L’emergenza però è senza precedenti e tante aziende sono in affanno. "Da 20 centesimi a 1,37 euro per il gas metano, cifre mai viste – commenta Daniele Corsinovi che produce terracotta a Capraia e Limite –. Dicono che presto si sfiorerà i due euro. Per noi significa essere fuori totalmente da ogni preventivo". Da qui la scelta di centellinare l’uso dei forni. "A cose normali facevamo 12 o 13 forni al mese, ora sono dovuto scendere a 3. Ma anche rallentando la produzione non si abbattono i costi fissi. In questa situazione non si vince mai", si sfoga il titolare di Terrecotte Florentia. Amareggiato, perché questa mazzata arriva proprio adesso che si intravedeva una netta ripresa: "Nell’ultimo periodo sembrava che fosse tornato l’entusiasmo degli anni Novanta, poi è scoppiata questa bolla esagerata con cifre esorbitanti. Forse bisognava fare qualcosa in più per salvaguardare le aziende. Siamo sull’orlo del dire basta e mai ci vorremmo trovare a dover mandare a casa i dipendenti".

L’appello degli artigiani è rilanciato a gran voce da Fabio Bianchi, presidente Cna dell’Empolese Valdelsa: "Le imprese stanno pagando e pagheranno un prezzo altissimo all’impennata dei costi energetici: taglio dei margini di guadagno, riduzione della produzione se non addirittura il fermo dell’attività, rinvio degli investimenti programmati.
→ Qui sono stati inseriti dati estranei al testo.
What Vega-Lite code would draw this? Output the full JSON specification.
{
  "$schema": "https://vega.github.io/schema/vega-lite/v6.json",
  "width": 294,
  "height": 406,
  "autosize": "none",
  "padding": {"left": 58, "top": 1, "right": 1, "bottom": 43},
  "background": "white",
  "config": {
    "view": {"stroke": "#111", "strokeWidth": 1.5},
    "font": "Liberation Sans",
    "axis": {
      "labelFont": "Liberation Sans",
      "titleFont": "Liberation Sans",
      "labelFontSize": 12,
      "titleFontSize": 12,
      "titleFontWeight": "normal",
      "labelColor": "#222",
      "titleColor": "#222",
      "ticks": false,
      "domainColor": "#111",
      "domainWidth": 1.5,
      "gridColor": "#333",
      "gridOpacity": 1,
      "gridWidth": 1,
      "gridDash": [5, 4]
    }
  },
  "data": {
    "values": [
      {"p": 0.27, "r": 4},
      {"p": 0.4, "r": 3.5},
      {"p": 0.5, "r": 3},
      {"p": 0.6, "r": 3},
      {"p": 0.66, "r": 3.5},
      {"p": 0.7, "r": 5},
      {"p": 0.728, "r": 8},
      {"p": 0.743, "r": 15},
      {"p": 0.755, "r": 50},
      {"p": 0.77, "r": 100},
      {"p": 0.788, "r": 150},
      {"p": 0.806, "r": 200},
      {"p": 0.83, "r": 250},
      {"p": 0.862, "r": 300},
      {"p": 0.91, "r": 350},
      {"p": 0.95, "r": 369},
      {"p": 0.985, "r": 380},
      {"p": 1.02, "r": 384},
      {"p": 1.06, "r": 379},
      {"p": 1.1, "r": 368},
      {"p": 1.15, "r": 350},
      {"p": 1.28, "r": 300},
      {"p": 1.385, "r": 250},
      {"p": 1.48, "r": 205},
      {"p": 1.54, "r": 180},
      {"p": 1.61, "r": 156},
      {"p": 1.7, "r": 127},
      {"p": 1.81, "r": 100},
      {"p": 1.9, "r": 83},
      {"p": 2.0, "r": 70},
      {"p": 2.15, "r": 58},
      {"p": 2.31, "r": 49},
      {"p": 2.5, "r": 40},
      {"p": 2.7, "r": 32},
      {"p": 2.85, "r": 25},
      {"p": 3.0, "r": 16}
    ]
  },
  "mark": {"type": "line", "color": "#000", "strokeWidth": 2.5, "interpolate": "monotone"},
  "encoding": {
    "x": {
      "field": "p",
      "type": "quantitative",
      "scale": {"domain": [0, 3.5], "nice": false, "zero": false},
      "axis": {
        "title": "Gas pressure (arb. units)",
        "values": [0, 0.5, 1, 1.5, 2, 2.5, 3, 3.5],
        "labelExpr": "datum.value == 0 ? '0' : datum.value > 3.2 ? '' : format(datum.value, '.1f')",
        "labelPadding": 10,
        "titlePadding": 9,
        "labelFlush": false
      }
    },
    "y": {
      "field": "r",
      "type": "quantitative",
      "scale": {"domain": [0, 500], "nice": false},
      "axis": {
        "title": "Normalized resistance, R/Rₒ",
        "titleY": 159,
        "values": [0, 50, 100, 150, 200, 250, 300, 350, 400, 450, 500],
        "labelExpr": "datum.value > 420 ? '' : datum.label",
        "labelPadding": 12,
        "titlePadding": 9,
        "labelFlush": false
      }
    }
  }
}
In altre parole, lo stop della ripresa e

dello sviluppo economico". Soluzioni? "Una politica energetica sostenibile che permetta riduzioni del costo dell’energia e un intervento immediato che faccia da defibrillatore, aiutando subito le tante aziende alle prese con bollette stratosferiche, con una particolare attenzione alle imprese più piccole che sono le più bersagliate di tutte". Venerdì il governo è corso ai ripari approvando il decreto energia. "Una misura utile – conclude Bianchi –, ma compensa solo parzialmente l’impennata delle bollette: lo ribadiamo, sono necessari interventi strutturali, in particolare sulle piccole imprese che sopportano i maggiori oneri. Inoltre, rimane penalizzata la filiera Pmi del made in Italy che, a differenza dell’industria, non potrà accedere al credito d’imposta".